Re: To właśnie moje Bieszczady.
Roxi napisał(a):
Z Przełęczy Goprowskiej ruszyliśmy w kierunki Tarnicy.
Szykowało się ostatnie podejście. Niby nic, ale jak już wcześniej pisała [b]Lidia K, to było podejście, gdzie nogi już za bardzo nie chciały iść
I teraz napisze coś, co dziwi nawet mnie.... to było tylko 15 minut w jedną i 15 minut w drugą stronę, ale nie chciało nam się. Zwyczajnie nie chciało nam się wchodzić na Tarnicę
Wężyk ludzi na szlaku też nie zachęcał i odpuściliśmy.
Będzie jeszcze okazja. Tak sobie wymyśliłam, że następnym razem na Tarnicę wejdziemy szlakiem z Ustrzyk.
My musieliśmy się zmobilizować, to znaczy ja się musiałam zmobilizować no i odliczałam kroki 1, 2, 3, 4, 5, .....50, stop, stoję, stoję, stoję, myślę, oddycham szybko, oddycham wolno, mogę iść dalej, odliczam kroki 1, 2, 3, 4, 5 ....50, stop, stoję, stoję, stoję, myślę, oddycham szybko, oddycham wolno, mogę iść dalej, odliczam kroki 1, 2, 3, 4, 5 ....50, stop, ....................i tak aż do szczytu. No ale skoro to aż tyle kilometrów wyszło to się nie dziwię.
To była dla nas ostatnia szansa do podziwiania widoków bo po pierwsze dopisała nam pogoda, po drugie to był ostatni dzień w Bieszczadach, po trzecie już kilka dni wcześniej weszliśmy na Tarnicę z Ustrzyk i niewiele z najwyższego miejsca widzieliśmy. Było wietrznie i pochmurnie, pokrapywało co jakiś czas.

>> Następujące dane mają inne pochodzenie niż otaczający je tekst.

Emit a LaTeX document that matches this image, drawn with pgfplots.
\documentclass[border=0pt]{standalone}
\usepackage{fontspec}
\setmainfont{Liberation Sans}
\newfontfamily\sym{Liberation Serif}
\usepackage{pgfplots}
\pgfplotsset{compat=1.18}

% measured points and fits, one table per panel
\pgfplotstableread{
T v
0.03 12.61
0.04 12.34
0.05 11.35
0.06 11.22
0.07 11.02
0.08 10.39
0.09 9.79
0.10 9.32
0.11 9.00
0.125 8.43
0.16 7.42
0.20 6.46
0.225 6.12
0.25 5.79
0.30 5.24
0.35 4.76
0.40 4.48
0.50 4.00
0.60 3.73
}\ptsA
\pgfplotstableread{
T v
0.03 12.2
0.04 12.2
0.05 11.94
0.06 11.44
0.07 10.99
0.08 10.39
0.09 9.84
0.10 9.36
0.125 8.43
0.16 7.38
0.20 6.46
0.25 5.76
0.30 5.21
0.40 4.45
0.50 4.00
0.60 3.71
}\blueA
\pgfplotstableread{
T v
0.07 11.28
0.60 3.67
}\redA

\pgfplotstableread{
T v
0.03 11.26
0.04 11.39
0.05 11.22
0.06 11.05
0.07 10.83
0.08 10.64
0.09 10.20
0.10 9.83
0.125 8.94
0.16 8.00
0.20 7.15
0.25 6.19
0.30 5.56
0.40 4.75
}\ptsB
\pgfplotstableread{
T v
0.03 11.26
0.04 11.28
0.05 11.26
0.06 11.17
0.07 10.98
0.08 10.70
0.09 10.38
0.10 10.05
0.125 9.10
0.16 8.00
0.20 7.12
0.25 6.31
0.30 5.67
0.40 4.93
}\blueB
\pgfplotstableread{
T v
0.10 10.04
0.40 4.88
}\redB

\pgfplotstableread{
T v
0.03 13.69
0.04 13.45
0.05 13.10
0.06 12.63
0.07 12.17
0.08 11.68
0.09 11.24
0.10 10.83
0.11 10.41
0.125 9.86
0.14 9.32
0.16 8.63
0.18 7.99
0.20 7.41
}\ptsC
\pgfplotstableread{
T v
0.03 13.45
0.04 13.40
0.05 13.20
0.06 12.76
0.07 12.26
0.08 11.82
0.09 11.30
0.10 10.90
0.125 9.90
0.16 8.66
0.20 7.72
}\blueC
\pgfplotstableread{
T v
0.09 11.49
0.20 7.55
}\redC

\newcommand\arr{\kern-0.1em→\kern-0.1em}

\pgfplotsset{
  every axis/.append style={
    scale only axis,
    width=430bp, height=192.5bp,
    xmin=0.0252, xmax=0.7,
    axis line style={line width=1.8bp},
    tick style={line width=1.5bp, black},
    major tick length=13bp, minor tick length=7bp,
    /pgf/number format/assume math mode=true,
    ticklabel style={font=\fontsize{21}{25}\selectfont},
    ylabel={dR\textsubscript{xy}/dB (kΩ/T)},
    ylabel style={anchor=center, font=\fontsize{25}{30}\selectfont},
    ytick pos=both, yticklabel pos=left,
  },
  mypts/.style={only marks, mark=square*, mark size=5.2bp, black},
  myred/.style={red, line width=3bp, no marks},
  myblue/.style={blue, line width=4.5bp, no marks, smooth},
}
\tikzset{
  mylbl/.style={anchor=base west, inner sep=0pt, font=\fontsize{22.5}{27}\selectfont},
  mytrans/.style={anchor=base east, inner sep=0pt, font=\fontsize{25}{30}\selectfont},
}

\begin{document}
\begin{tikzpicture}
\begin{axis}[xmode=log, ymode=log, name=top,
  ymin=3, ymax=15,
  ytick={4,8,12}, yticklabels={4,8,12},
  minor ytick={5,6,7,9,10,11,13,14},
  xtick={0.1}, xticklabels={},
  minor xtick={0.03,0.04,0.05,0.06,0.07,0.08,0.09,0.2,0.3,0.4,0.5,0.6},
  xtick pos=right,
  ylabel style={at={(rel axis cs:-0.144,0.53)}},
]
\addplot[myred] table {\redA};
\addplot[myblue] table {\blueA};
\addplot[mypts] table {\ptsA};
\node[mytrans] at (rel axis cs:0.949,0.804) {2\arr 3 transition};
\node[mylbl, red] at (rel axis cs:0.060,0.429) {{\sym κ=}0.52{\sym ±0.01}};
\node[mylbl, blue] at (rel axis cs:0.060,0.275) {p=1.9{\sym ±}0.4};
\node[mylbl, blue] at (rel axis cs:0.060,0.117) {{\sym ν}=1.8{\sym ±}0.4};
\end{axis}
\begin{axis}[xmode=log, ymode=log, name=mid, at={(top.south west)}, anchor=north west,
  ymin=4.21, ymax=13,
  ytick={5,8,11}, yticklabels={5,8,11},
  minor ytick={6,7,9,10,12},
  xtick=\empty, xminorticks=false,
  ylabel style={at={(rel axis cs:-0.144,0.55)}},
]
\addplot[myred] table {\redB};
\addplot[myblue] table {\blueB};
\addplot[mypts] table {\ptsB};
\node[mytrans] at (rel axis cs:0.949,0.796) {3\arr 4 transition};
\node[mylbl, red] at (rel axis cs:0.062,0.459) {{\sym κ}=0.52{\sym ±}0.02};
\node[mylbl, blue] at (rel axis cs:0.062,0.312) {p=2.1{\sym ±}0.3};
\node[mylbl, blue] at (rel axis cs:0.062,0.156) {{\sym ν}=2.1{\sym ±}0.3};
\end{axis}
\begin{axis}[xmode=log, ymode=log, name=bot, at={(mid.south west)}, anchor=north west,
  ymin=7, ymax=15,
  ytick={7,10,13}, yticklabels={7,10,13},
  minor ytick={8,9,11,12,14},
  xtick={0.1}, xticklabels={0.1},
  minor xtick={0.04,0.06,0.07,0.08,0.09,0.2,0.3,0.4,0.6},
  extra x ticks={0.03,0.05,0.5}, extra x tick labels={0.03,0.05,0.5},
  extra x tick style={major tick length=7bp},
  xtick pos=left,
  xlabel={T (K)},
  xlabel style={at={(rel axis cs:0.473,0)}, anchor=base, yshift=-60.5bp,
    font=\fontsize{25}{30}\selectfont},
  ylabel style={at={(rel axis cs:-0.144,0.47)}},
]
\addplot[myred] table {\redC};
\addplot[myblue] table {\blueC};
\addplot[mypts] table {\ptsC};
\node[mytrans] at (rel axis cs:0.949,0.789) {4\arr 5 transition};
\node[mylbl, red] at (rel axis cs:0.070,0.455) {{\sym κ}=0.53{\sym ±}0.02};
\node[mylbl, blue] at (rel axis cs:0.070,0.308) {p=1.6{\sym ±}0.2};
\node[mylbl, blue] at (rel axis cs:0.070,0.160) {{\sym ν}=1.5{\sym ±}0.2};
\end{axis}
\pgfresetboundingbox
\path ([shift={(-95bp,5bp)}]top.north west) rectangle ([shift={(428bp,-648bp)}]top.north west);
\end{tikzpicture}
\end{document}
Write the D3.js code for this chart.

Ten rok ze zdobyciem Tarnicy był dla mnie wyjątkowy bo w ciągu lata byłam na Rysach (w czerwcu), na Śnieżce (w sierpniu) i na Tarnicy (we wrześniu).
Co do butów, myśmy chodzili w adidasach po Tatrach (to były złe buty bo zza cienka podeszwą), potem w harcerskich traperach, w końcu w butach górskich wysokich ale miałam też w zeszłym roku wejście w sandałkach (gruba podeszwa) po skałkach bo odbiły mi się paznokcie podczas schodzenia z Olimpu. W najbliższym czasie mam zamiar wchodzić w adidasach z membraną(podeszwa grubsza, odporne na wilgoć, zaimpregnowane) i w sandałkach. W tym roku w sandałkach weszłam na Śnieżnik i przeszłam wszystkie drabinki szlakiem z Adrszparskich Skał do Teplickich i nie żałuje, że było mi tak wygodnie i lekko.